My research also suggests that few Americans considered the United States to be a “nation of immigrants” prior to restriction (Fleegler 2005; Gabaccia 1999; Gabaccia 2005; Lee 2006). Once again, the earliest accessible digitized text points to the 1880s when a Presbyterian missionary writing about American Freedmen and African “evangelization” used the phrase to contrast the rapid assimilation of European immigrants to the African immigrants who “remain identified with the land of their fathers”
 (http://www.gutenberg.org/catalog/world/readfile?fk_files=115414&pageno=54). This distinction between European-origin and African-origin Americans would plague discussions of the “nation of immigrants” as it spread and attained popularity.
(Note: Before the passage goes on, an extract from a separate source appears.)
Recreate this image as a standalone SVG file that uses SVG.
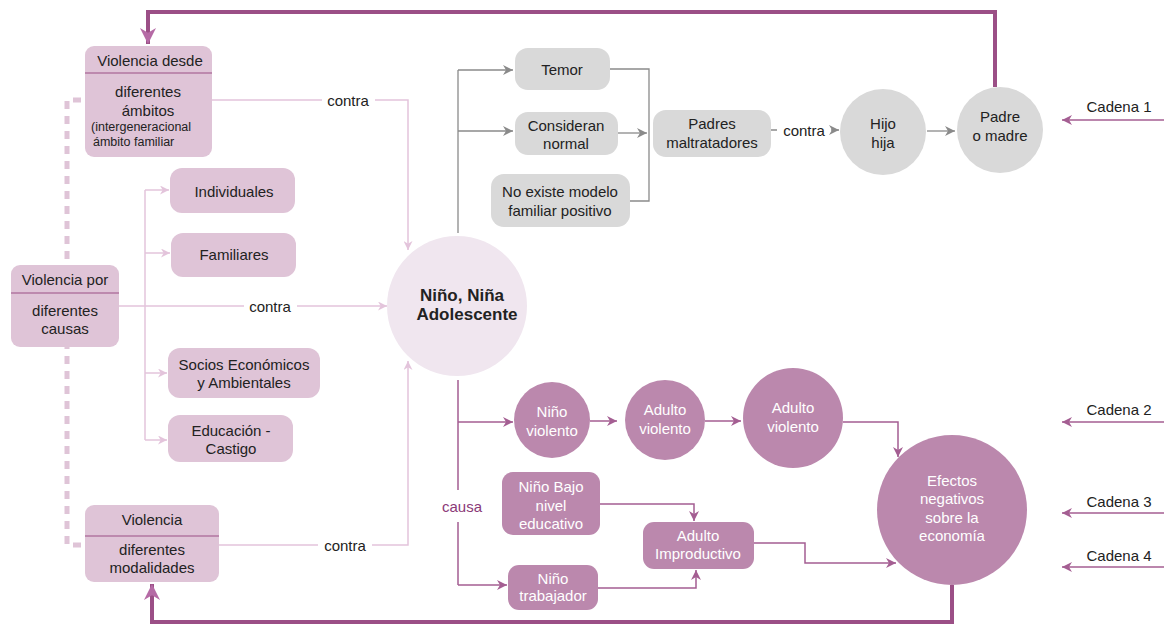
<svg xmlns="http://www.w3.org/2000/svg" width="1164" height="625" viewBox="0 0 1164 625">
<style>
text{font-family:"Liberation Sans",Arial,sans-serif;font-size:15px;fill:#222;text-anchor:middle;dominant-baseline:central}
.w{fill:#fff}
.sm{font-size:12.5px}
.pk{fill:#dfc4d7}
.dk{fill:#bb88ad}
.gr{fill:#d9d9d9}
.lp{fill:none;stroke:#e3c4db;stroke-width:1.5}
.gl{fill:none;stroke:#8a8a8a;stroke-width:1.3}
.ml{fill:none;stroke:#a45e92;stroke-width:1.5}
.th{fill:none;stroke:#9b4f86;stroke-width:4}
.div{stroke:#9b4f86;stroke-width:1.2}
</style>
<defs>
<marker id="aLp" viewBox="0 0 10 10" refX="10" refY="5" markerWidth="9" markerHeight="9" markerUnits="userSpaceOnUse" orient="auto"><path d="M0,0 L10,5 L0,10 L3,5 Z" fill="#e3c4db"/></marker>
<marker id="aG" viewBox="0 0 10 10" refX="10" refY="5" markerWidth="10" markerHeight="10" markerUnits="userSpaceOnUse" orient="auto"><path d="M0,0 L10,5 L0,10 L3,5 Z" fill="#8a8a8a"/></marker>
<marker id="aM" viewBox="0 0 10 10" refX="10" refY="5" markerWidth="10" markerHeight="10" markerUnits="userSpaceOnUse" orient="auto"><path d="M0,0 L10,5 L0,10 L3,5 Z" fill="#a45e92"/></marker>
<marker id="aT" viewBox="0 0 10 10" refX="10" refY="5" markerWidth="16" markerHeight="16" markerUnits="userSpaceOnUse" orient="auto"><path d="M0,0 L10,5 L0,10 L3,5 Z" fill="#b56aa5"/></marker>
</defs>
<rect width="1164" height="625" fill="#fff"/>

<g id="connectors">
<path class="th" d="M995,87 V12 H148 V44" marker-end="url(#aT)"/>
<path class="th" d="M952,585 V622 H152 V584" marker-end="url(#aT)"/>
<path d="M81,100 H67 V545 H81" fill="none" stroke="#dfc4d7" stroke-width="5" stroke-dasharray="8,7"/>
<path class="lp" d="M212,100 H322 M375,100 H408 V250" marker-end="url(#aLp)"/>
<path class="lp" d="M119,306 H244 M297,306 H387" marker-end="url(#aLp)"/>
<path class="lp" d="M219,545 H318 M372,545 H408 V361" marker-end="url(#aLp)"/>
<path class="lp" d="M145,190 V440"/>
<path class="lp" d="M145,190 H169" marker-end="url(#aLp)"/>
<path class="lp" d="M145,253 H170" marker-end="url(#aLp)"/>
<path class="lp" d="M145,373 H167" marker-end="url(#aLp)"/>
<path class="lp" d="M145,440 H167" marker-end="url(#aLp)"/>
<path class="ml" d="M194,126 H209" marker-end="url(#aM)" style="stroke-width:1.2"/>
<path class="gl" d="M458,233 V70"/>
<path class="gl" d="M458,70 H513" marker-end="url(#aG)"/>
<path class="gl" d="M458,131 H513" marker-end="url(#aG)"/>
<path class="gl" d="M610,69 H649 V201 H630"/>
<path class="gl" d="M618,133 H647" marker-end="url(#aG)"/>
<path class="gl" d="M771,130 H777 M831,130 H839" marker-end="url(#aG)"/>
<path class="gl" d="M927,131 H955" marker-end="url(#aG)"/>
<path class="ml" d="M1164,120 H1062" marker-end="url(#aM)"/>
<path class="ml" d="M1164,422 H1062" marker-end="url(#aM)"/>
<path class="ml" d="M1164,513 H1062" marker-end="url(#aM)"/>
<path class="ml" d="M1164,567 H1062" marker-end="url(#aM)"/>
<path class="ml" d="M458,380 V490 M458,522 V585"/>
<path class="ml" d="M458,422 H513" marker-end="url(#aM)"/>
<path class="ml" d="M458,585 H507" marker-end="url(#aM)"/>
<path class="ml" d="M590,421 H617" marker-end="url(#aM)"/>
<path class="ml" d="M705,421 H741" marker-end="url(#aM)"/>
<path class="ml" d="M843,422 H898 V457" marker-end="url(#aM)"/>
<path class="ml" d="M600,504 H694 V521" marker-end="url(#aM)"/>
<path class="ml" d="M598,588 H696 V570" marker-end="url(#aM)"/>
<path class="ml" d="M754,543 H805 V563 H896" marker-end="url(#aM)"/>
</g>

<g id="labels">
<text x="348" y="100">contra</text>
<text x="270" y="306">contra</text>
<text x="345" y="545">contra</text>
<text x="804" y="130">contra</text>
<text x="462" y="506" style="fill:#8b3a78">causa</text>
<text x="1119" y="106">Cadena 1</text>
<text x="1119" y="409">Cadena 2</text>
<text x="1119" y="501">Cadena 3</text>
<text x="1119" y="555">Cadena 4</text>
</g>

<g id="violencia-desde">
<rect class="pk" x="85" y="46" width="127" height="111" rx="9"/>
<line class="div" x1="85" y1="73" x2="212" y2="73"/>
<text x="150" y="60">Violencia desde</text>
<text x="148" y="91">diferentes</text>
<text x="148" y="110">ámbitos</text>
<text x="91" y="127" class="sm" style="text-anchor:start">(intergeneracional</text>
<text x="93" y="142" class="sm" style="text-anchor:start">ámbito familiar</text>
</g>

<g id="violencia-por">
<rect class="pk" x="11" y="265" width="108" height="82" rx="9"/>
<line class="div" x1="11" y1="293" x2="119" y2="293"/>
<text x="65" y="279">Violencia por</text>
<text x="65" y="310">diferentes</text>
<text x="65" y="328">causas</text>
</g>

<g id="violencia-modalidades">
<rect class="pk" x="85" y="505" width="134" height="77" rx="9"/>
<line class="div" x1="85" y1="536" x2="219" y2="536"/>
<text x="152" y="519">Violencia</text>
<text x="152" y="549">diferentes</text>
<text x="152" y="567">modalidades</text>
</g>

<g id="individuales"><rect class="pk" x="170" y="168" width="125" height="45" rx="12"/><text x="234" y="191">Individuales</text></g>
<g id="familiares"><rect class="pk" x="171" y="233" width="125" height="44" rx="12"/><text x="234" y="254">Familiares</text></g>
<g id="socios"><rect class="pk" x="168" y="348" width="152" height="50" rx="12"/><text x="244" y="364">Socios Económicos</text><text x="244" y="382">y Ambientales</text></g>
<g id="educacion"><rect class="pk" x="168" y="415" width="125" height="47" rx="12"/><text x="231" y="430">Educación -</text><text x="231" y="448">Castigo</text></g>

<g id="nino-nina">
<circle cx="457" cy="306" r="70" fill="#f0e6ef"/>
<text x="462" y="295" style="font-weight:bold;font-size:17px">Niño, Niña</text>
<text x="467" y="314" style="font-weight:bold;font-size:17px">Adolescente</text>
</g>

<g id="temor"><rect class="gr" x="515" y="48" width="95" height="42" rx="13"/><text x="562" y="69">Temor</text></g>
<g id="consideran"><rect class="gr" x="515" y="112" width="103" height="43" rx="13"/><text x="566" y="125">Consideran</text><text x="566" y="143">normal</text></g>
<g id="no-existe"><rect class="gr" x="491" y="174" width="139" height="53" rx="13"/><text x="560" y="191">No existe modelo</text><text x="560" y="210">familiar positivo</text></g>
<g id="padres"><rect class="gr" x="653" y="110" width="118" height="47" rx="13"/><text x="712" y="123">Padres</text><text x="712" y="142">maltratadores</text></g>
<g id="hijo"><circle class="gr" cx="883" cy="132" r="43"/><text x="883" y="123">Hijo</text><text x="883" y="142">hija</text></g>
<g id="padre"><circle class="gr" cx="1000" cy="130" r="43"/><text x="1000" y="116">Padre</text><text x="1000" y="135">o madre</text></g>

<g id="nino-violento"><circle class="dk" cx="552" cy="420" r="38"/><text class="w" x="552" y="411">Niño</text><text class="w" x="552" y="430">violento</text></g>
<g id="adulto-violento"><circle class="dk" cx="665" cy="420" r="40"/><text class="w" x="665" y="409">Adulto</text><text class="w" x="665" y="428">violento</text></g>
<g id="adulto-violento-2"><circle class="dk" cx="793" cy="418" r="50"/><text class="w" x="793" y="407">Adulto</text><text class="w" x="793" y="426">violento</text></g>
<g id="efectos"><circle class="dk" cx="952" cy="510" r="75"/><text class="w" x="952" y="480">Efectos</text><text class="w" x="952" y="498">negativos</text><text class="w" x="952" y="517">sobre la</text><text class="w" x="952" y="535">economía</text></g>
<g id="nino-bajo"><rect class="dk" x="502" y="472" width="98" height="63" rx="11"/><text class="w" x="551" y="486">Niño Bajo</text><text class="w" x="551" y="505">nivel</text><text class="w" x="551" y="523">educativo</text></g>
<g id="adulto-improductivo"><rect class="dk" x="643" y="522" width="111" height="47" rx="11"/><text class="w" x="698" y="535">Adulto</text><text class="w" x="698" y="553">Improductivo</text></g>
<g id="nino-trabajador"><rect class="dk" x="508" y="565" width="90" height="45" rx="11"/><text class="w" x="553" y="578">Niño</text><text class="w" x="553" y="595">trabajador</text></g>
</svg>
That popularity was not instantaneous, however. References to the U.S. as a “nation of immigrants” increased modestly as advocates of restriction gained political ground and as their opponents developed an array of counter-arguments. References to the U.S. as a “nation of immigrants” emerged from the pens of historians (such as Max Ferrand, writing assertively and positively in the New Republic in 1916, and Charles and Mary Beard, writing far more skeptically in their History of the United States), of local politicians, journalists and rabbis in New York City in the 1920s and 1930s, and even from a spokesman for the National Association of Manufacturers in 1923. Those who wrote of the U.S. “nation of immigrants” created a positive, if ultimately mythologized past that sought to undermine the justification for discriminatory national origins quotas. As Robert Fleegler has argued, descriptions of the “nation of immigrants” emphasized only the contributions of immigrants from Europe (2005). This bias helped to keep alive alternative phrases, including “nation of nations”—the phrase preferred by writers from Walt Whitman in the 1850s to Louis Adamic in the 1940s, and to Colin Powell, today—that seem to freer of such problematic Eurocentrism.